Hay varios aspectos del Congreso Nacional que revelan el largo camino que ha transitado como institución. Su regulación interna, los reglamentos de la Cámara de Diputados y el Senado, constituyen un buen ejemplo de este avance constante, y que se construye con una sana política de prueba y error extendida por siglos. Dentro de estos reglamentos hay disposiciones que dan cuenta de prudencia y aprendizaje político, como por ejemplo, la configuración de comités en la Cámara de Diputados, que intenta distribuir el poder partidista en bloques de igual composición. La propia cultura y tradición de los funcionarios del Congreso, su idoneidad profesional y sus largas carreras, en un contexto de intensas y cambiantes influencias partidistas, reflejan también que estamos ante una institución antigua y bien organizada.  

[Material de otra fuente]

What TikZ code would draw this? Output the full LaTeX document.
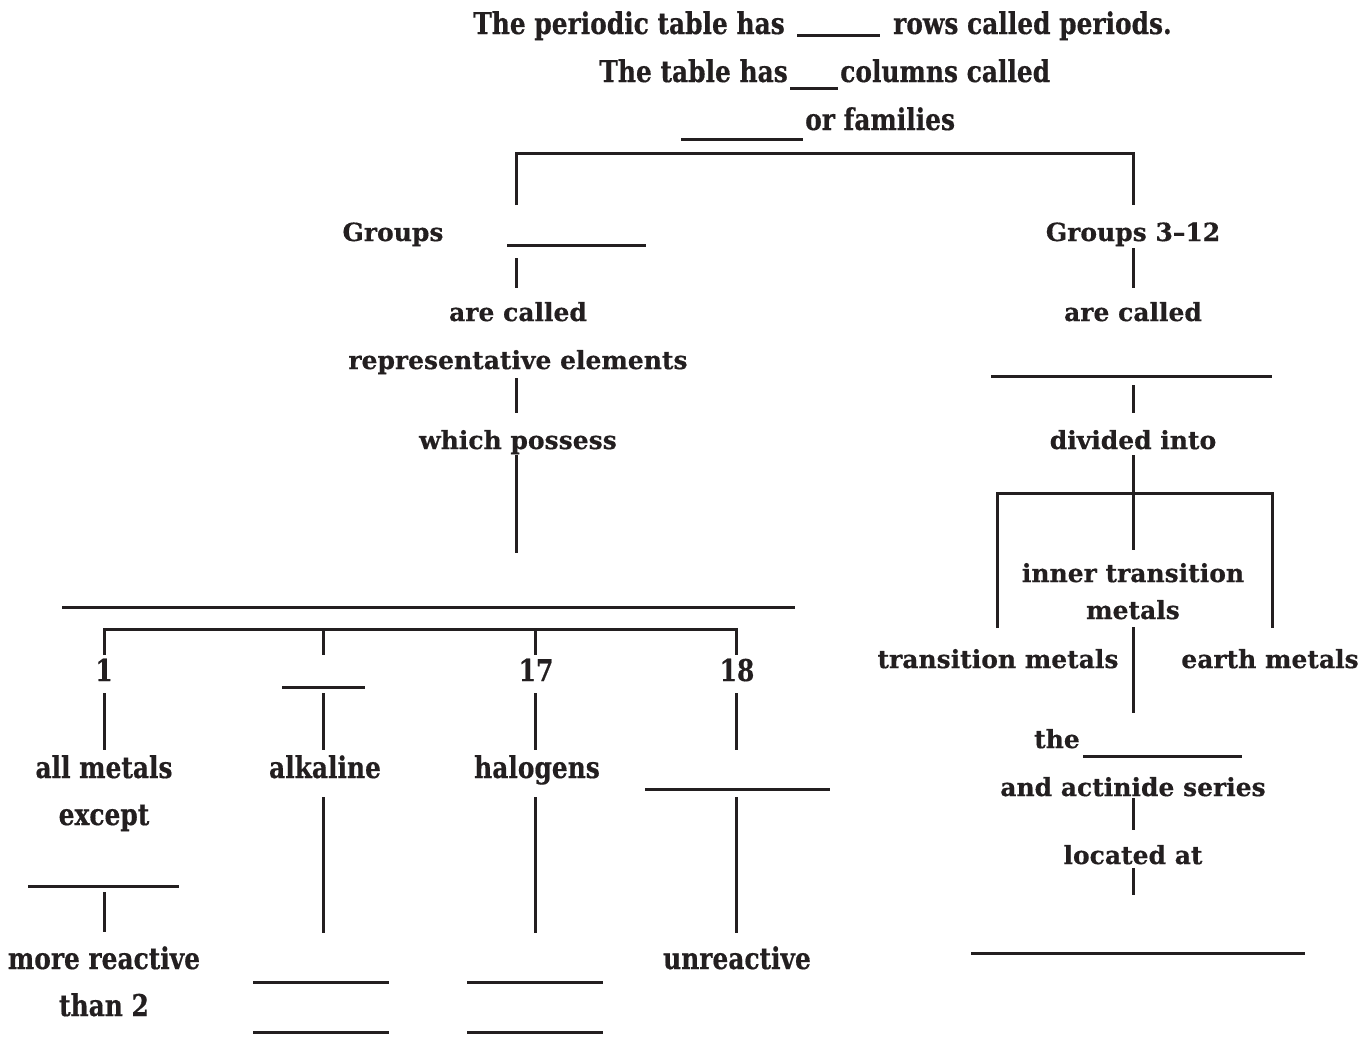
\documentclass[tikz,border=0pt]{standalone}
\usepackage{fontspec}
\newfontfamily\widef{DejaVu Serif}[BoldFeatures={FakeBold=0.5}]
\newfontfamily\condf{DejaVu Serif}[FakeStretch=0.83,BoldFeatures={FakeBold=0.5}]
\definecolor{ink}{HTML}{231F20}
\tikzset{
  w/.style={font=\widef\bfseries\fontsize{25}{29}\selectfont, text=ink, inner sep=0pt, anchor=base},
  c/.style={font=\condf\bfseries\fontsize{30}{34}\selectfont, text=ink, inner sep=0pt, anchor=base},
  ln/.style={draw=ink, line width=3pt},
}
\begin{document}
\begin{tikzpicture}[x=1pt,y=-1pt]
\useasboundingbox (0,0) rectangle (1364,1044);
% top text
\node[c, anchor=base east] (t1a) at (785,34) {The periodic table has};
\node[c, anchor=base west] (t1b) at (893,34) {rows called periods.};
\draw[ln] (797,35) -- (880,35);
\node[c, anchor=base east] (t2a) at (788,82) {The table has};
\node[c, anchor=base west] (t2b) at (840,82) {columns called};
\draw[ln] (790,88) -- (838,88);
\node[c, anchor=base west] (t3) at (805,130) {or families};
\draw[ln] (681,139) -- (803,139);
% main bracket
\draw[ln] (516,205) -- (516,153) -- (1133,153) -- (1133,205);
% left branch
\node[w] (grp) at (393,241) {Groups};
\draw[ln] (507,245) -- (646,245);
\draw[ln] (516,258) -- (516,288);
\node[w] (arec) at (518,321) {are called};
\node[w] (rep) at (518,369) {representative elements};
\draw[ln] (516,378) -- (516,413);
\node[w] (poss) at (518,449) {which possess};
\draw[ln] (516,455) -- (516,553);
\draw[ln] (62,607) -- (795,607);
\draw[ln] (104,655) -- (104,629) -- (736,629) -- (736,655);
\draw[ln] (323,629) -- (323,655);
\draw[ln] (535,629) -- (535,655);
\node[c] (g1) at (104,681) {1};
\draw[ln] (282,687) -- (365,687);
\node[c] (g17) at (536,681) {17};
\node[c] (g18) at (737,681) {18};
\draw[ln] (104,693) -- (104,750);
\draw[ln] (323,693) -- (323,750);
\draw[ln] (535,693) -- (535,750);
\draw[ln] (736,693) -- (736,750);
\node[c] (allm) at (104,778) {all metals};
\node[c] (alk) at (325,778) {alkaline};
\node[c] (hal) at (537,778) {halogens};
\draw[ln] (645,789) -- (830,789);
\node[c] (exc) at (104,825) {except};
\draw[ln] (323,797) -- (323,933);
\draw[ln] (535,797) -- (535,933);
\draw[ln] (736,797) -- (736,933);
\draw[ln] (28,886) -- (179,886);
\draw[ln] (104,892) -- (104,932);
\node[c] (more) at (104,969) {more reactive};
\node[c] (than) at (104,1016) {than 2};
\node[c] (unr) at (737,969) {unreactive};
\draw[ln] (253,982) -- (389,982);
\draw[ln] (253,1032) -- (389,1032);
\draw[ln] (467,982) -- (603,982);
\draw[ln] (467,1032) -- (603,1032);
% right branch
\node[w] (grp2) at (1133,241) {Groups 3–12};
\draw[ln] (1133,248) -- (1133,288);
\node[w] (arec2) at (1133,321) {are called};
\draw[ln] (991,376) -- (1272,376);
\draw[ln] (1133,385) -- (1133,413);
\node[w] (div) at (1133,449) {divided into};
\draw[ln] (1133,455) -- (1133,550);
\draw[ln] (997,628) -- (997,493) -- (1272,493) -- (1272,628);
\node[w] (itm1) at (1133,582) {inner transition};
\node[w] (itm2) at (1133,619) {metals};
\draw[ln] (1133,627) -- (1133,713);
\node[w] (tm) at (998,668) {transition metals};
\node[w] (em) at (1270,668) {earth metals};
\node[w, anchor=base east] (the) at (1080,748) {the};
\draw[ln] (1083,756) -- (1242,756);
\node[w] (act) at (1133,796) {and actinide series};
\draw[ln] (1133,798) -- (1133,830);
\node[w] (loc) at (1133,864) {located at};
\draw[ln] (1133,868) -- (1133,895);
\draw[ln] (971,953) -- (1305,953);
\end{tikzpicture}
\end{document}
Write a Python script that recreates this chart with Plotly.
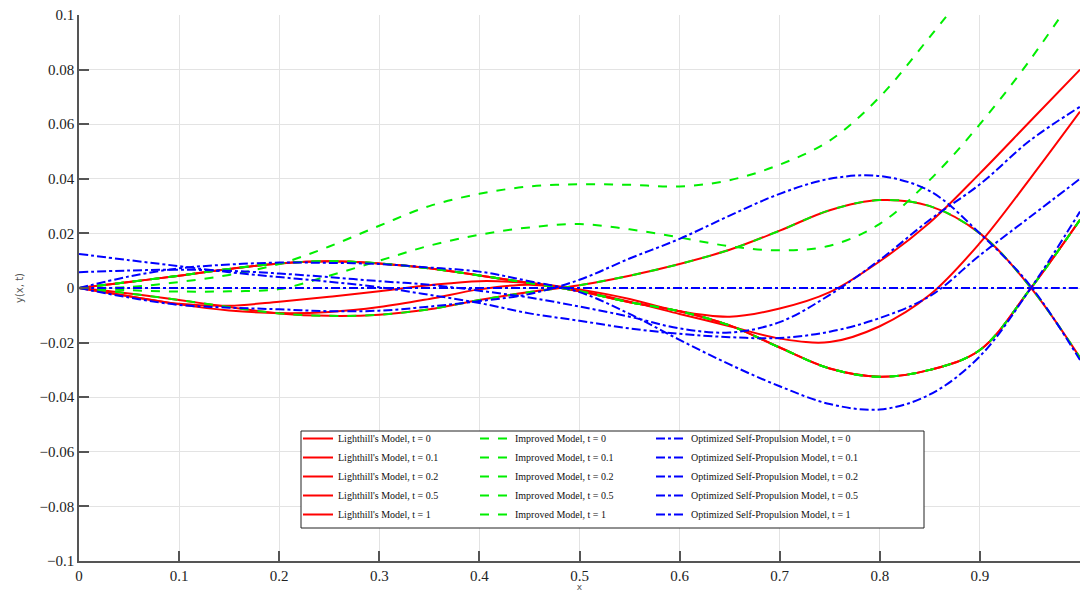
import plotly.graph_objects as go

# x positions where the curves were read
x = [0.0, 0.05, 0.1, 0.15, 0.2, 0.25, 0.3, 0.35, 0.4, 0.45, 0.5,
     0.55, 0.6, 0.65, 0.7, 0.75, 0.8, 0.85, 0.9, 0.95, 1.0]

# Lighthill's model
lh_t0 = [0, 0.0022, 0.0045, 0.0070, 0.0090, 0.0098, 0.0090, 0.0072, 0.0046, 0.0018, -0.0012,
         -0.0052, -0.0085, -0.0137, -0.0218, -0.0295, -0.0325, -0.0300, -0.0227, -0.0005, 0.0250]
lh_t01 = [0, -0.0030, -0.0060, -0.0082, -0.0092, -0.0088, -0.0070, -0.0040, -0.0005, 0.0012, -0.0010,
          -0.0050, -0.0095, -0.0140, -0.0185, -0.0198, -0.0140, -0.0025, 0.0165, 0.0400, 0.0646]
lh_t02 = [0, -0.0030, -0.0058, -0.0065, -0.0050, -0.0032, -0.0012, 0.0010, 0.0025, 0.0018, -0.0005,
          -0.0040, -0.0085, -0.0105, -0.0075, -0.0015, 0.0098, 0.0240, 0.0420, 0.0610, 0.0800]
lh_t05 = [0, -0.0020, -0.0044, -0.0070, -0.0093, -0.0102, -0.0098, -0.0078, -0.0044, -0.0015, 0.0010,
          0.0045, 0.0088, 0.0140, 0.0210, 0.0285, 0.0322, 0.0300, 0.0200, 0.0005, -0.0255]
lh_t1 = list(lh_t0)

# Improved model
im_t0 = list(lh_t0)
im_t01 = [0, -0.0008, -0.0013, -0.0012, -0.0004, 0.0045, 0.0100, 0.0155, 0.0195, 0.0222, 0.0234,
          0.0215, 0.0185, 0.0153, 0.0138, 0.0155, 0.0235, 0.0396, 0.0600, 0.0835, 0.1100]
im_t02 = [0, 0.0004, 0.0022, 0.0048, 0.0088, 0.0152, 0.0228, 0.0300, 0.0345, 0.0372, 0.0380,
          0.0378, 0.0372, 0.0395, 0.0452, 0.0540, 0.0700, 0.0920, 0.1150]
im_t05 = list(lh_t05)
im_t1 = list(lh_t0)

# Optimized self-propulsion model
op_t0 = [0, -0.0035, -0.0062, -0.0072, -0.0078, -0.0085, -0.0083, -0.0068, -0.0048, -0.0022, 0.0030,
         0.0108, 0.0180, 0.0265, 0.0345, 0.0400, 0.0410, 0.0355, 0.0200, 0.0010, -0.0264]
op_t01 = [0.0058, 0.0064, 0.0067, 0.0063, 0.0053, 0.0040, 0.0025, 0.0012, -0.0010, -0.0035, -0.0068,
          -0.0105, -0.0148, -0.0163, -0.0125, -0.0025, 0.0103, 0.0250, 0.0380, 0.0540, 0.0664]
op_t02 = [0.0125, 0.0102, 0.0080, 0.0058, 0.0040, 0.0023, 0.0003, -0.0025, -0.0055, -0.0093, -0.0120,
          -0.0148, -0.0168, -0.0180, -0.0183, -0.0160, -0.0110, -0.0030, 0.0120, 0.0260, 0.0400]
op_t05 = [0, 0.0042, 0.0072, 0.0086, 0.0093, 0.0092, 0.0088, 0.0075, 0.0060, 0.0025, -0.0015,
          -0.0095, -0.0190, -0.0280, -0.0360, -0.0425, -0.0445, -0.0390, -0.0250, -0.0005, 0.0280]
op_t1 = [0] * 21

t_labels = ["0", "0.1", "0.2", "0.5", "1"]

models = [
    ("Lighthill's Model", [lh_t0, lh_t01, lh_t02, lh_t05, lh_t1], "#ff0000", "solid", "legend"),
    ("Improved Model", [im_t0, im_t01, im_t02, im_t05, im_t1], "#00ee00", "dash", "legend2"),
    ("Optimized Self-Propulsion Model", [op_t0, op_t01, op_t02, op_t05, op_t1], "#0000ff", "dashdot", "legend3"),
]

xticks = [0, 0.1, 0.2, 0.3, 0.4, 0.5, 0.6, 0.7, 0.8, 0.9, 1]
xtick_text = ["0", "0.1", "0.2", "0.3", "0.4", "0.5", "0.6", "0.7", "0.8", "0.9", "1"]
yticks = [0.1, 0.08, 0.06, 0.04, 0.02, 0, -0.02, -0.04, -0.06, -0.08, -0.1]
ytick_text = ["0.1", "0.08", "0.06", "0.04", "0.02", "0", "\u22120.02", "\u22120.04",
              "\u22120.06", "\u22120.08", "\u22120.1"]

fig = go.Figure()
for name, series, color, dash, leg in models:
    for tl, ys in zip(t_labels, series):
        fig.add_trace(go.Scatter(
            x=x[:len(ys)], y=ys, mode="lines",
            name=f"{name}, t = {tl}",
            line=dict(color=color, width=2, dash=dash, shape="spline", smoothing=1.0),
            legend=leg,
        ))

serif = "Liberation Serif"
PW = 1001.0
PH = 546.0


def px_x(p):
    return (p - 79) / PW


def px_y(p):
    return (561 - p) / PH


leg_common = dict(
    orientation="v", yanchor="top", xanchor="left",
    bgcolor="rgba(0,0,0,0)", borderwidth=0,
    font=dict(family=serif, size=10, color="#111"),
    tracegroupgap=0, itemwidth=30,
)

fig.update_layout(
    width=1080, height=592,
    margin=dict(l=79, r=0, t=15, b=31),
    paper_bgcolor="white", plot_bgcolor="white",
    font=dict(family=serif, size=15, color="#222"),
    showlegend=True,
    legend=dict(x=px_x(298), y=px_y(424), **leg_common),
    legend2=dict(x=px_x(475), y=px_y(424), **leg_common),
    legend3=dict(x=px_x(651), y=px_y(424), **leg_common),
    shapes=[dict(type="rect", xref="paper", yref="paper",
                 x0=px_x(301), x1=px_x(924), y0=px_y(528), y1=px_y(431),
                 fillcolor="white", line=dict(color="#222", width=1), layer="above")],
)
fig.update_xaxes(
    range=[0, 1], tickvals=xticks, ticktext=xtick_text,
    showgrid=True, gridcolor="#e3e3e3", gridwidth=1,
    showline=True, linecolor="#555", linewidth=1.5,
    ticks="inside", ticklen=10, tickcolor="#555", tickwidth=1.5,
    zeroline=False,
    title=dict(text="x", font=dict(family="DejaVu Sans", size=9, color="#555"), standoff=3),
    tickfont=dict(family=serif, size=15, color="#222"),
)
fig.update_yaxes(
    range=[-0.1, 0.1], tickvals=yticks, ticktext=ytick_text,
    showgrid=True, gridcolor="#e3e3e3", gridwidth=1,
    showline=True, linecolor="#555", linewidth=1.5,
    ticks="inside", ticklen=10, tickcolor="#555", tickwidth=1.5,
    zeroline=False,
    title=dict(text="y(x, t)", font=dict(family="DejaVu Sans", size=10, color="#555"), standoff=14),
    tickfont=dict(family=serif, size=15, color="#222"),
)

fig.write_html("out.html")
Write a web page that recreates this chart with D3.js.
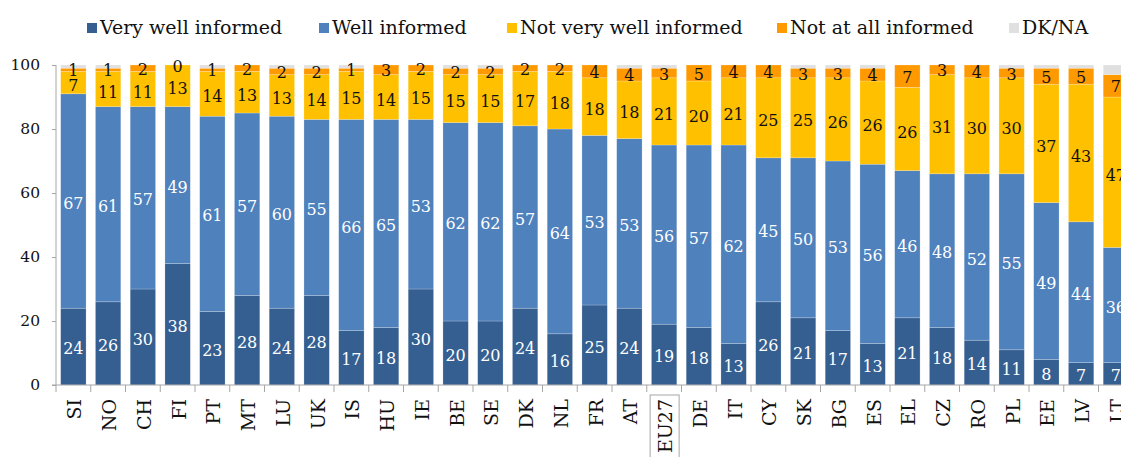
<!DOCTYPE html>
<html><head><meta charset="utf-8">
<script src="https://cdn.jsdelivr.net/npm/d3@7/dist/d3.min.js"></script>
<style>body{margin:0;background:#fff}svg{display:block}</style>
</head><body>
<script>
const categories = ["SI","NO","CH","FI","PT","MT","LU","UK","IS","HU","IE","BE","SE","DK","NL","FR","AT","EU27","DE","IT","CY","SK","BG","ES","EL","CZ","RO","PL","EE","LV","LT"];
const veryWell   = [24,26,30,38,23,28,24,28,17,18,30,20,20,24,16,25,24,19,18,13,26,21,17,13,21,18,14,11,8,7,7];
const well       = [67,61,57,49,61,57,60,55,66,65,53,62,62,57,64,53,53,56,57,62,45,50,53,56,46,48,52,55,49,44,36];
const notVery    = [7,11,11,13,14,13,13,14,15,14,15,15,15,17,18,18,18,21,20,21,25,25,26,26,26,31,30,30,37,43,47];
const notAtAll   = [1,1,2,0,1,2,2,2,1,3,2,2,2,2,2,4,4,3,5,4,4,3,3,4,7,3,4,3,5,5,7];
const dkna       = [1,1,0,0,1,0,1,1,1,0,0,1,1,0,0,0,1,1,0,0,0,1,1,1,0,0,0,1,1,1,3];
const seriesNames = ["Very well informed","Well informed","Not very well informed","Not at all informed","DK/NA"];
const yTicks = [0,20,40,60,80,100];
const highlighted = "EU27";

const colors = ["#365f91","#4f81bd","#ffc000","#ff9900","#e0e0e0"];
const labelColors = ["#ffffff","#ffffff","#111111","#111111",null];
const labelNudge = [2, 2, 3, 1, 0];
const FONT = "'DejaVu Serif', 'Liberation Serif', serif";

const W = 1121, H = 457;
const svg = d3.select("body").append("svg").attr("width", W).attr("height", H);

const seriesData = [veryWell, well, notVery, notAtAll, dkna];
const rows = categories.map((c, i) => {
  const r = {cat: c};
  seriesNames.forEach((s, k) => r[s] = seriesData[k][i]);
  return r;
});
const stacked = d3.stack().keys(seriesNames)(rows);

const x0 = 56, step = 34.75;
const x = d3.scaleBand().domain(categories).range([x0, x0 + step * categories.length])
  .paddingInner(0.27).paddingOuter(0.135);
const y = d3.scaleLinear().domain([0, 100]).range([385, 65]);

// bars
stacked.forEach((layer, k) => {
  svg.append("g").selectAll("rect").data(layer).join("rect")
    .attr("x", d => x(d.data.cat))
    .attr("width", x.bandwidth())
    .attr("y", d => y(d[1]))
    .attr("height", d => Math.max(0, y(d[0]) - y(d[1])))
    .attr("fill", colors[k])
    .attr("stroke", "rgba(255,255,255,0.35)")
    .attr("stroke-width", 0.6);
});

// value labels
stacked.forEach((layer, k) => {
  if (!labelColors[k]) return;
  svg.append("g").selectAll("text").data(layer).join("text")
    .attr("x", d => x(d.data.cat) + x.bandwidth() / 2)
    .attr("y", d => y((d[0] + d[1]) / 2) + labelNudge[k])
    .attr("text-anchor", "middle")
    .attr("dominant-baseline", "central")
    .attr("font-family", FONT)
    .attr("font-size", 16)
    .attr("fill", labelColors[k])
    .text(d => d[1] - d[0]);
});

// y axis
const yAxis = d3.axisLeft(y).tickValues(yTicks).tickSize(4).tickPadding(12);
const gy = svg.append("g").attr("transform", `translate(${x0},0)`).call(yAxis);
gy.select(".domain").attr("stroke", "#a6a6a6").attr("d", `M0,${y(100)}V${y(0)}`);
gy.selectAll(".tick line").attr("stroke", "#a6a6a6");
gy.selectAll("text").attr("font-family", FONT).attr("font-size", 15.5).attr("fill", "#111");

// x axis baseline + boundary ticks
svg.append("line").attr("x1", x0 - 4).attr("x2", W).attr("y1", y(0)).attr("y2", y(0))
  .attr("stroke", "#a6a6a6");
svg.append("g").selectAll("line").data(d3.range(categories.length + 1)).join("line")
  .attr("x1", i => x0 + i * step).attr("x2", i => x0 + i * step)
  .attr("y1", y(0)).attr("y2", y(0) + 7).attr("stroke", "#a6a6a6");

// x labels
const xl = svg.append("g").selectAll("g").data(categories).join("g")
  .attr("transform", c => `translate(${x(c) + x.bandwidth() / 2 + 1},399) rotate(-90)`);
xl.filter(c => c === highlighted).append("rect")
  .attr("x", -70).attr("y", -15)
  .attr("width", 74).attr("height", 29)
  .attr("fill", "none").attr("stroke", "#a6a6a6");
xl.append("text")
  .attr("text-anchor", "end")
  .attr("dominant-baseline", "central")
  .attr("font-family", FONT)
  .attr("font-size", 19)
  .attr("fill", "#111")
  .text(c => c);

// legend
const legendX = [87, 319, 507, 777, 1009];
const lg = svg.append("g").selectAll("g").data(seriesNames).join("g")
  .attr("transform", (d, i) => `translate(${legendX[i]},0)`);
lg.append("rect").attr("x", 0).attr("y", 23).attr("width", 10).attr("height", 10)
  .attr("fill", (d, i) => colors[i]);
lg.append("text").attr("x", 13).attr("y", 34)
  .attr("font-family", FONT).attr("font-size", 19).attr("fill", "#111")
  .text(d => d);
</script>
</body></html>
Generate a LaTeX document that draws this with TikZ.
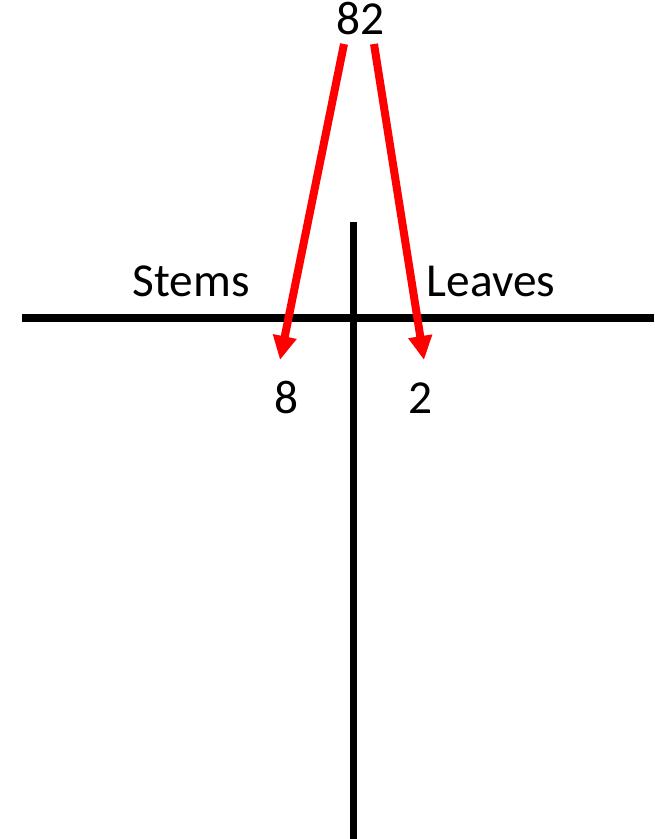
\documentclass[tikz,border=0pt]{standalone}
\usepackage{fontspec}
\setmainfont{Carlito}
\usetikzlibrary{arrows.meta}
\begin{document}
\begin{tikzpicture}[x=0.75pt,y=-0.75pt,
  lbl/.style={anchor=base,inner sep=0pt,font=\fontsize{35.5}{42}\selectfont},
  axis/.style={line width=5.6pt,black},
  redarrow/.style={line width=6pt,red,-{Triangle[length=18pt,width=17pt]}}]
\useasboundingbox (0,0) rectangle (654,839);
\fill[white] (0,0) rectangle (654,839);
\draw[axis] (22,318) -- (654,318);
\draw[axis] (353.5,222) -- (353.5,839);
\node[lbl] (n82) at (360,34) {82};
\node[lbl] (stems) at (191,296) {Stems};
\node[lbl] (leaves) at (491,296) {Leaves};
\node[lbl] (n8) at (286,413) {8};
\node[lbl] (n2) at (420,413) {2};
\coordinate (s1) at (344,44);
\coordinate (e1) at (280,360);
\coordinate (s2) at (374,44);
\coordinate (e2) at (424,360);
\draw[redarrow] (s1) -- (e1);
\draw[redarrow] (s2) -- (e2);
\end{tikzpicture}
\end{document}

La democracia y la representación popular exigen al Congreso una reinvención permanente. Sin duda es una institución consolidada, pero eso no libera a diputados y senadores de su deber de defender su independencia, ante todo tipo de influencias ilegítimas, mejorar su representatividad y contribuir al buen funcionamiento del sistema político democrático. En un sistema de gobierno presidencialista, ambas Cámaras debiesen ser capaces de recoger las demandas y necesidades de la población y convertirlas en políticas públicas oportunas y efectivas, por medio de un debate racional, informado y transparente. Si bien el Congreso no tiene el deber de generar soluciones definitivas a problemas que ninguna nación, incluidas las más prósperas y estables, han resuelto, sí debe crecer como un foro confiable, que desde una representación cercana, visible y personal, contribuya a legitimar socialmente y mover a la comunidad hacia objetivos sensatos y compartidos. Los diputados y diputadas, senadoras y senadores tienen en sus manos una institución y una responsabilidad que es, a la vez, simple y extraordinariamente compleja: servir a la democracia y conservarla como régimen de gobierno para todos los chilenos.  

*La columna no representa necesariamente el pensamiento institucional de la Facultad y Escuela de Derecho PUCV.